Set task →
Lines containing the word "chart" are to be located and copied.

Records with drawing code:

● ● ●

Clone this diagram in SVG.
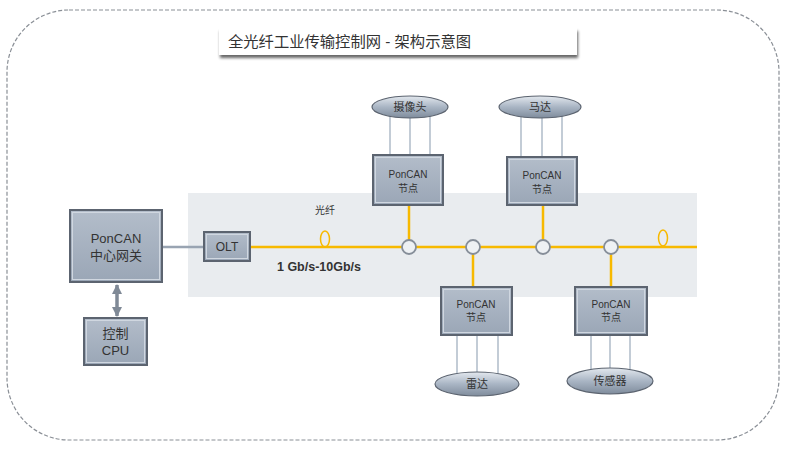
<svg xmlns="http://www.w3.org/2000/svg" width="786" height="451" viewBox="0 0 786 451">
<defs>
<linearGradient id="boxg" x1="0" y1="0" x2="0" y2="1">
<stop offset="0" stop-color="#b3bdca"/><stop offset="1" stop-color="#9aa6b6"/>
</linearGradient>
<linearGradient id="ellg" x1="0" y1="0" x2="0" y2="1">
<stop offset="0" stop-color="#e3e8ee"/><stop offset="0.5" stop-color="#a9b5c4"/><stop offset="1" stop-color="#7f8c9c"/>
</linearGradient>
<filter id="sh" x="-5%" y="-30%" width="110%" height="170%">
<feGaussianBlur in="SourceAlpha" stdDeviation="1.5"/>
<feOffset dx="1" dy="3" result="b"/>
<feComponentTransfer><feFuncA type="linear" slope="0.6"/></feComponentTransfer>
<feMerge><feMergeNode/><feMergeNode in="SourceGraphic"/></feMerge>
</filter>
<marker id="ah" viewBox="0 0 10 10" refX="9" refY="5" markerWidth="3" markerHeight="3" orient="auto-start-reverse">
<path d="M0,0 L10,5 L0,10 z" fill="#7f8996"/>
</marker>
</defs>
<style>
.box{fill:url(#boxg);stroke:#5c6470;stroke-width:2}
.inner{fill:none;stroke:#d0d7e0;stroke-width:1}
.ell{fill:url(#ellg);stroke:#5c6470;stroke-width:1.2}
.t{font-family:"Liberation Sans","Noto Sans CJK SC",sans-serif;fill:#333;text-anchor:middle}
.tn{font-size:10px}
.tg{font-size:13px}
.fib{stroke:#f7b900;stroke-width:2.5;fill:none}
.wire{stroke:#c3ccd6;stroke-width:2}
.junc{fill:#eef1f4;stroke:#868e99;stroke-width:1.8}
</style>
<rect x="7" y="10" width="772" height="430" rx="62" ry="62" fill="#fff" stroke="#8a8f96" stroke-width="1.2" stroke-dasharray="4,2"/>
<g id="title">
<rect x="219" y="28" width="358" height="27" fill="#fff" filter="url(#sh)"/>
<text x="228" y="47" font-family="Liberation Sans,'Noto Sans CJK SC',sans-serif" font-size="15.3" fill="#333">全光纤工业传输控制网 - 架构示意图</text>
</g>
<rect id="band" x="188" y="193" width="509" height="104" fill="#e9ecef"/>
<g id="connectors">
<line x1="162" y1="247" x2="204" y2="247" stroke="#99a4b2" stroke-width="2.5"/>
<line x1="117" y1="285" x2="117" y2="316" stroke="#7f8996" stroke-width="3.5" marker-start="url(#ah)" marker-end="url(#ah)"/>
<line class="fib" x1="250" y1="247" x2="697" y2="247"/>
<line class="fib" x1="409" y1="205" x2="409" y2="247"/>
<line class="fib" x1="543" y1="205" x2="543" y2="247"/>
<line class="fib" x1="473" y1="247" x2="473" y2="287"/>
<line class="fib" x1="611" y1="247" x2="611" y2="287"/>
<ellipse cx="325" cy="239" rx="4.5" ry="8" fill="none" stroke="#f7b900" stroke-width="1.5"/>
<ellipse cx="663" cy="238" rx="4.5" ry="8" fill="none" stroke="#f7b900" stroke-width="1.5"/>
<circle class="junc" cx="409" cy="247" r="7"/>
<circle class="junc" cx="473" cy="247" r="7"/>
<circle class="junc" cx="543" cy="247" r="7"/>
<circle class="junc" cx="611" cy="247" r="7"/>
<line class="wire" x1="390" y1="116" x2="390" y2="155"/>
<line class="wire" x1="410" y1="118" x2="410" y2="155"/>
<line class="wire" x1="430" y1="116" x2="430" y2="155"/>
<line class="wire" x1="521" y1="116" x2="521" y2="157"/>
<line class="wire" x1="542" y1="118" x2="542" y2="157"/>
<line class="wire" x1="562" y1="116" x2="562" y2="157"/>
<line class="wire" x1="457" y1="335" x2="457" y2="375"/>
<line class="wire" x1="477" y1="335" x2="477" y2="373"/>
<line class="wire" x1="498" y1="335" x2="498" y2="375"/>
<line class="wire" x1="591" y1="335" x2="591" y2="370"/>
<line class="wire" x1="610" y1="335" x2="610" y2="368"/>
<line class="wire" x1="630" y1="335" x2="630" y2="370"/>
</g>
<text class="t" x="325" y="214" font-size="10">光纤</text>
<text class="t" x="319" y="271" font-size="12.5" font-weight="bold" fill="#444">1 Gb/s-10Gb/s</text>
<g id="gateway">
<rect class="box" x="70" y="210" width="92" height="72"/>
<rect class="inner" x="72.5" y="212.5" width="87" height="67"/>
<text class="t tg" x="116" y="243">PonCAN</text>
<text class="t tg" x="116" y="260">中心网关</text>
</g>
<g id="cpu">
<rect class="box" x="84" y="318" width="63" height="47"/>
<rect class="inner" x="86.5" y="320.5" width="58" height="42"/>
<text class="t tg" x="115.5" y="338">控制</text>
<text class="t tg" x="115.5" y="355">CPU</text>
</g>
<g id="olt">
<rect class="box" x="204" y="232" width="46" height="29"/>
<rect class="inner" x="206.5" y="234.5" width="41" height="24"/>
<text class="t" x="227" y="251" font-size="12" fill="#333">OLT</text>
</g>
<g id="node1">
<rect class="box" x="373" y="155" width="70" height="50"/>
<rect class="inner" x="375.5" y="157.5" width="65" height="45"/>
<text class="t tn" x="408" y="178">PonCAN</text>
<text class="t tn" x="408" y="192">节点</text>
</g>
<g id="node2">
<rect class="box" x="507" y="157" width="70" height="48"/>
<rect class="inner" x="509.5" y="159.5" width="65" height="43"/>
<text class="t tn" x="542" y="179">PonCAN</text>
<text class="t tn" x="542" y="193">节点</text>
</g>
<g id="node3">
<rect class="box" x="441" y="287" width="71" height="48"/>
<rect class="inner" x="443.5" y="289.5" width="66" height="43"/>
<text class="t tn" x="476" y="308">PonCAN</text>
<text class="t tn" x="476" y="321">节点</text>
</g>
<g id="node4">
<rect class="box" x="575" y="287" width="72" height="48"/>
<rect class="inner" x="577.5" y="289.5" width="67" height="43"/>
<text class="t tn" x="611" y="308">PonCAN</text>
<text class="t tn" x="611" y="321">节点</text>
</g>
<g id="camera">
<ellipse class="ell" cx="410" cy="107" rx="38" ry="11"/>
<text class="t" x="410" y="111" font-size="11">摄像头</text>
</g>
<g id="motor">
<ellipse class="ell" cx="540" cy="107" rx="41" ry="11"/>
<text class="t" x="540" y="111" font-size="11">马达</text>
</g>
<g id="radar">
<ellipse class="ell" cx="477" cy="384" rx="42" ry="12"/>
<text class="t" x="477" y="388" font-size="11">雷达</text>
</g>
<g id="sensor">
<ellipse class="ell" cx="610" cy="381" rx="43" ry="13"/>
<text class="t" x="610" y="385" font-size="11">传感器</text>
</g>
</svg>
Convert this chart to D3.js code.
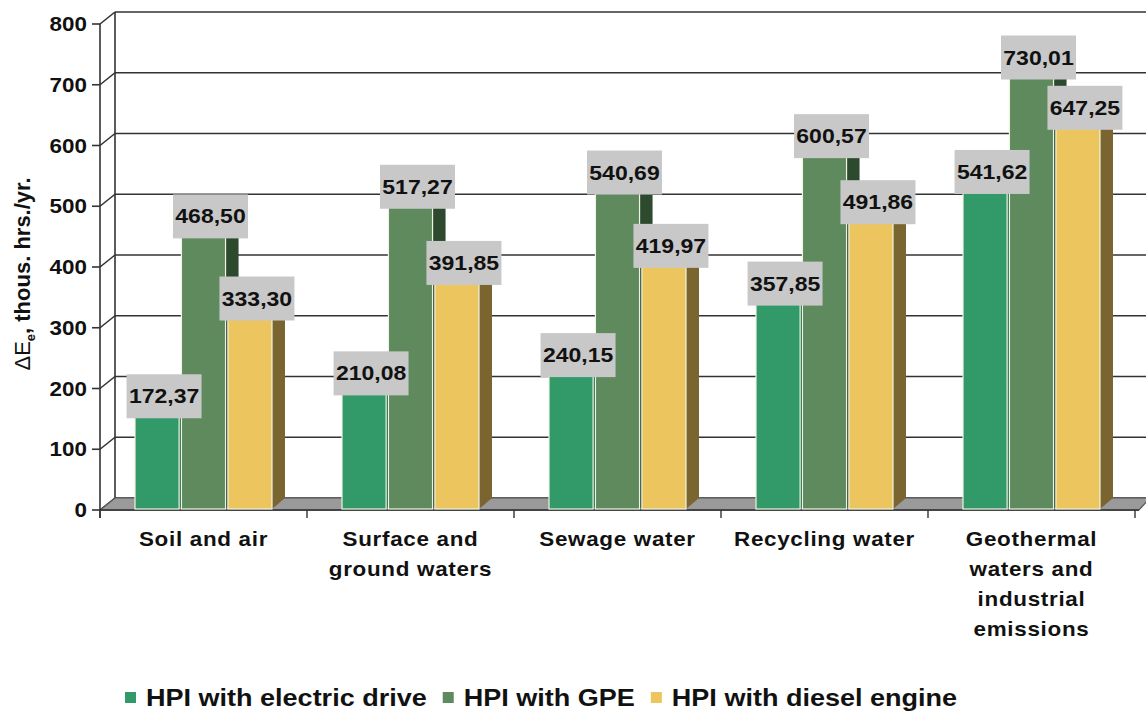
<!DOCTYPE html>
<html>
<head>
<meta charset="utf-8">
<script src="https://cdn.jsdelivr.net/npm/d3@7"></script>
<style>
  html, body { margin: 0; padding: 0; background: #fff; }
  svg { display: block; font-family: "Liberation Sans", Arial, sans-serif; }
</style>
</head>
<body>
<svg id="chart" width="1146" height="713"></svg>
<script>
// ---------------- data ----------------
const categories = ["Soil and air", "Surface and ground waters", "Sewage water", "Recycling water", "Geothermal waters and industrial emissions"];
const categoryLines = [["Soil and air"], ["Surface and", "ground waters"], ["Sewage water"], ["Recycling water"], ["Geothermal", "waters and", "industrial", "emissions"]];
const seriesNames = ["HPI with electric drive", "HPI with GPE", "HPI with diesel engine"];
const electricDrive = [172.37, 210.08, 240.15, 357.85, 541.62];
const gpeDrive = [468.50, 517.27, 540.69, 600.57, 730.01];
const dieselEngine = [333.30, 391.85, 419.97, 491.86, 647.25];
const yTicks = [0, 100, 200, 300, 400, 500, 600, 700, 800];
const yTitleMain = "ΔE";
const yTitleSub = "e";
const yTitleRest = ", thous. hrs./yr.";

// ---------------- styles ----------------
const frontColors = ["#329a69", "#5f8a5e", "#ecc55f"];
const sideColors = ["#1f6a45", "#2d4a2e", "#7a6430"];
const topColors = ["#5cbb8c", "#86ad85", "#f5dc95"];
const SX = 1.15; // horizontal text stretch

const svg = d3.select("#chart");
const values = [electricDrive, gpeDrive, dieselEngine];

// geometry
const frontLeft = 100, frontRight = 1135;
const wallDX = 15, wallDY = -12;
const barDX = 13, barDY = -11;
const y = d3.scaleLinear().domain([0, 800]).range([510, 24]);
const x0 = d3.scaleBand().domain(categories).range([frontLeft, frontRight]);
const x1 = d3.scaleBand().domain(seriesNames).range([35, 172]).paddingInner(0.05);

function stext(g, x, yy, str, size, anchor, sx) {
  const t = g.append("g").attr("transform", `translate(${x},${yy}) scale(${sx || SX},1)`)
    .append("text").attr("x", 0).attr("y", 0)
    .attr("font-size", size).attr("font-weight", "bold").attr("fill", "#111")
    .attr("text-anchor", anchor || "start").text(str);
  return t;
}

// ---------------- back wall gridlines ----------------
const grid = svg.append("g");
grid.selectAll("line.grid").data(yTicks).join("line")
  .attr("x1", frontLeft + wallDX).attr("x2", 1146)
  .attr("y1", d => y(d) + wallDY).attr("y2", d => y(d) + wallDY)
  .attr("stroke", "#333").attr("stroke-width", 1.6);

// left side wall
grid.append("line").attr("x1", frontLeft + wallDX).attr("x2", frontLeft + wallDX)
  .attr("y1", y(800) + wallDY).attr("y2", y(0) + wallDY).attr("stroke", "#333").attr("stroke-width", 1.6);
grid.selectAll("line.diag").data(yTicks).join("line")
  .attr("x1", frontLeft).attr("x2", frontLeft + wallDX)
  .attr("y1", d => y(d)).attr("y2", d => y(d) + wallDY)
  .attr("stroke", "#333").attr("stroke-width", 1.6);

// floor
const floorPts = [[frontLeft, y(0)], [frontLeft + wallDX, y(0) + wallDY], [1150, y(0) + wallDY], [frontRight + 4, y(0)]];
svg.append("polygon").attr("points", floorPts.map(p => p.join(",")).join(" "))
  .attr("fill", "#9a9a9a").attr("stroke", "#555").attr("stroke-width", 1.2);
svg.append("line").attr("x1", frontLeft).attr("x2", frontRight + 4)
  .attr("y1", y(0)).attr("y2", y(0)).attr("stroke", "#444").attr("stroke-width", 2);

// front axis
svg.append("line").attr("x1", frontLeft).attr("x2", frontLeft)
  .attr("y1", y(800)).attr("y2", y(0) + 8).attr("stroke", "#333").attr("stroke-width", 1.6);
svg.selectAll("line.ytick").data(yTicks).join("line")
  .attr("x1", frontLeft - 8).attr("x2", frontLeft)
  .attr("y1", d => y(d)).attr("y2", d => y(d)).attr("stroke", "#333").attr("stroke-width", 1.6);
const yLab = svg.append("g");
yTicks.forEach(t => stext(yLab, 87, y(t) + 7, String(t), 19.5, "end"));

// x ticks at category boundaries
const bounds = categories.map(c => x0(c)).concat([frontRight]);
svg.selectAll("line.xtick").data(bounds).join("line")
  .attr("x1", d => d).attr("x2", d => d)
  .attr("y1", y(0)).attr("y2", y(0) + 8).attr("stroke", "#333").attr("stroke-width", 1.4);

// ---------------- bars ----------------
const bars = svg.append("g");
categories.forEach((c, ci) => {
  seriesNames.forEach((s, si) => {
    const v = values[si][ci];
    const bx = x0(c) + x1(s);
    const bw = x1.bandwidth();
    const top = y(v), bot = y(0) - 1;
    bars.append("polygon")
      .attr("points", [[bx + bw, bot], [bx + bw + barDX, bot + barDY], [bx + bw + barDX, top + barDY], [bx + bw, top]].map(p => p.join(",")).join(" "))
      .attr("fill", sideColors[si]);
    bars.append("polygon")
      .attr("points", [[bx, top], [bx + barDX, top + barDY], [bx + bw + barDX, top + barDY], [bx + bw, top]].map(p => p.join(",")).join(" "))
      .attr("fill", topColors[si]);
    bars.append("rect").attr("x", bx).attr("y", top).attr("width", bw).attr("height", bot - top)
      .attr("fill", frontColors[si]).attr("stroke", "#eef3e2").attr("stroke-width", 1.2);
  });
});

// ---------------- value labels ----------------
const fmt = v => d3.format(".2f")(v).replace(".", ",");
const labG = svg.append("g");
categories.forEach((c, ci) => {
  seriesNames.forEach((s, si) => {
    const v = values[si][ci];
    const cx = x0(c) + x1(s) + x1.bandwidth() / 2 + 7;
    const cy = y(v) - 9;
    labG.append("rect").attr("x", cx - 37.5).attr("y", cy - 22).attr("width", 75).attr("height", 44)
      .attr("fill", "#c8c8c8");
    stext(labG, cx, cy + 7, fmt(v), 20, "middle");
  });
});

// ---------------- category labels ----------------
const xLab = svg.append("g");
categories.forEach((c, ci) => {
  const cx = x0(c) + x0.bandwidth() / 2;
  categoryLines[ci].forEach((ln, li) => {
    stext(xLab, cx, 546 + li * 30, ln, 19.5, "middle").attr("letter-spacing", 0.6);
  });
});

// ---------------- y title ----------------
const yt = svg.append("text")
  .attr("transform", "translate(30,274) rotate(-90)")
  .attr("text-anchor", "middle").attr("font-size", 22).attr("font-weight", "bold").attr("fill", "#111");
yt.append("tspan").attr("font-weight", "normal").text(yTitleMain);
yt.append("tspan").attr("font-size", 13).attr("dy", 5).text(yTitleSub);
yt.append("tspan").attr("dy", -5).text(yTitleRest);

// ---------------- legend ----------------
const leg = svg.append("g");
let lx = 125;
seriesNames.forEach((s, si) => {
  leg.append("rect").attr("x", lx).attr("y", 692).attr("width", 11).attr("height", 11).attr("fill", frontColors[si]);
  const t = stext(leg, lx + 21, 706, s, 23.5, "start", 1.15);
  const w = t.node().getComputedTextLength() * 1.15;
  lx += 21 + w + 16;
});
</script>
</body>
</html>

● ● ●

Output for this exercise →
Convert this chart to D3.js code.
<svg id="chart" width="1146" height="713"></svg>
const svg = d3.select("#chart");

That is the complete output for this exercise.